8. What are the labor rights of officers?
An officer generally acts as a representative of the company’s shareholders, following the guidelines provided by them, and is not entitled to all the labor rights granted to employees. If an officer performs duties in observance of orders of any other individual in the company, however, he/she may be considered an employee and, as a result, may be entitled to labor rights as a regular employee.
Although companies are not legally required to provide employee benefits to officers, it is common practice for companies to grant officers some of the benefits granted to employees, such as a thirteenth pro labore and guaranteed vacation periods.
The company’s labor contract with an officer should set forth detailed provisions related to the officer’s services, including compensation (pro labore), periods of vacation, fringe benefits and other payments.
9. What is the term of an employment contract?

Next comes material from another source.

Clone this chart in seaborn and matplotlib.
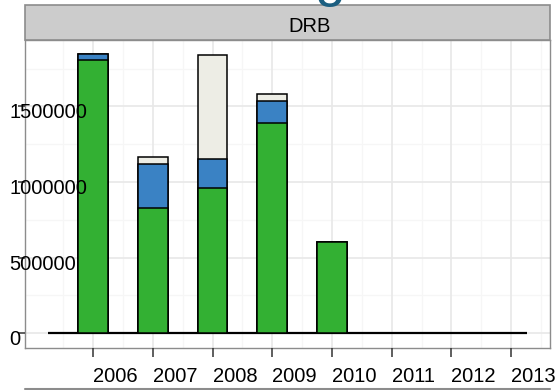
import numpy as np
import pandas as pd
import matplotlib
matplotlib.use("Agg")
import matplotlib.pyplot as plt
from matplotlib.patches import Rectangle
from matplotlib.lines import Line2D
from matplotlib.transforms import ScaledTranslation
import seaborn as sns

# Stacked yearly totals for DRB
years = [2006, 2007, 2008, 2009, 2010]
green_vals = [1808000, 826000, 960000, 1391000, 605000]
blue_vals = [40000, 293000, 192000, 145000, 0]
light_vals = [0, 48500, 689000, 47000, 0]

x_ticks = [2006, 2007, 2008, 2009, 2010, 2011, 2012, 2013]
x_labels = ["2006", "2007", "2008", "2009", "2010", "2011", "2012", "2013"]
y_ticks = [0, 500000, 1000000, 1500000]
y_labels = ["0", "500000", "1000000", "1500000"]
y_minor = [250000, 750000, 1250000, 1750000]
panel_title = "DRB"

GREEN = "#33B033"
BLUE = "#3A82C4"
LIGHT = "#EDEDE5"

sns.set_theme(style="white")
plt.rcParams["font.family"] = ["Liberation Sans", "DejaVu Sans"]

df = pd.DataFrame({"year": years, "green": green_vals, "blue": blue_vals, "light": light_vals})
df["c_green"] = df["green"]
df["c_blue"] = df["green"] + df["blue"]
df["c_light"] = df["c_blue"] + df["light"]

fig = plt.figure(figsize=(5.56, 3.90), dpi=100)
ax = fig.add_axes([25 / 556, 42 / 390, 525 / 556, 308 / 390])

# background grid drawn as plain lines so tick labels can sit above the bars
x_minor = np.arange(2005.5, 2014, 1.0)
for v in y_minor:
    ax.axhline(v, color="#F6F6F6", lw=0.9, zorder=0)
for v in x_minor:
    ax.axvline(v, color="#F6F6F6", lw=0.9, zorder=0)
for v in y_ticks:
    ax.axhline(v, color="#E8E8E8", lw=1.2, zorder=0.5)
for v in x_ticks:
    ax.axvline(v, color="#E8E8E8", lw=1.2, zorder=0.5)

# Overlapping cumulative bars give the stacked look
for col, colr in [("c_light", LIGHT), ("c_blue", BLUE), ("c_green", GREEN)]:
    sns.barplot(data=df, x="year", y=col, native_scale=True, width=0.5,
                color=colr, saturation=1, edgecolor="black", linewidth=1.1,
                errorbar=None, ax=ax, zorder=3)

# zero line across all years
ax.hlines(0, 2005.25, 2013.27, color="black", lw=1.6, zorder=2)

ax.set_xlim(2004.86, 2013.65)
ax.set_ylim(-99000, 1940000)
ax.set_xlabel("")
ax.set_ylabel("")

ax.set_xticks(x_ticks)
ax.set_xticklabels(x_labels, ha="left", fontsize=14.5, color="black")
ax.set_yticks(y_ticks)
ax.set_yticklabels(y_labels, ha="left", fontsize=14.5, color="black")
ax.minorticks_off()

ax.tick_params(axis="x", which="major", direction="out", length=6.5, width=1.1,
               color="#333333", pad=7, bottom=True)
ax.tick_params(axis="y", which="major", direction="out", length=5, width=1.1,
               color="#333333", pad=6.5, left=True)

offset = ScaledTranslation(0, -0.045, fig.dpi_scale_trans)
for lab in ax.get_yticklabels():
    lab.set_transform(lab.get_transform() + offset)

ax.grid(False)
ax.xaxis.set_zorder(5)
ax.yaxis.set_zorder(5)
for s in ax.spines.values():
    s.set_color("#8C8C8C")
    s.set_linewidth(1.0)
    s.set_zorder(5)

# facet strip
fig.add_artist(Rectangle((25 / 556, (390 - 40) / 390), 525 / 556, 35 / 390,
                         transform=fig.transFigure, facecolor="#CCCCCC",
                         edgecolor="#8C8C8C", lw=1.2))
fig.text(288 / 556, (390 - 27) / 390, panel_title, ha="left", va="center",
         fontsize=14.5, color="black")

# title glyph cut by the top edge
fig.text(0.594, 1.014, "g", fontsize=40, color="#1B5E80", ha="center", va="baseline")

# edge of the next panel strip
fig.add_artist(Line2D([25 / 556, 550 / 556], [1.5 / 390, 1.5 / 390],
                      transform=fig.transFigure, color="#8C8C8C", lw=1.5))

fig.savefig("out.png", dpi=100)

Employment contracts normally have an indefinite term. Fixed terms are allowed only in specific circumstances, such as during a probation period, in projects with a defined term and the temporary hiring of employees due to exceptional increase in demand.
As long as an employee is not protected by any legally recognized tenure (which may arise if the employee is pregnant, a union representative, a member of the committee for the prevention of accident or an occupational accident victim), termination may occur at any time at the company’s discretion, provided that the company pays the relevant severance payment, as described below.
10. How can a company terminate an employee at will?
Under Brazilian labor law any employee may be dismissed without cause at any time, provided that the employee receives prior notice of at least thirty days (plus three days per year of employment) and the company pays a severance payment to the employee.
The severance payment is generally comprised of:
balance of the employee’s salary (for period worked);
pro rata thirteenth salary;
pro rata vacation payment plus one third of this amount as a bonus; and
a penalty corresponding to forty percent of the total amount deposited into the FGTS account.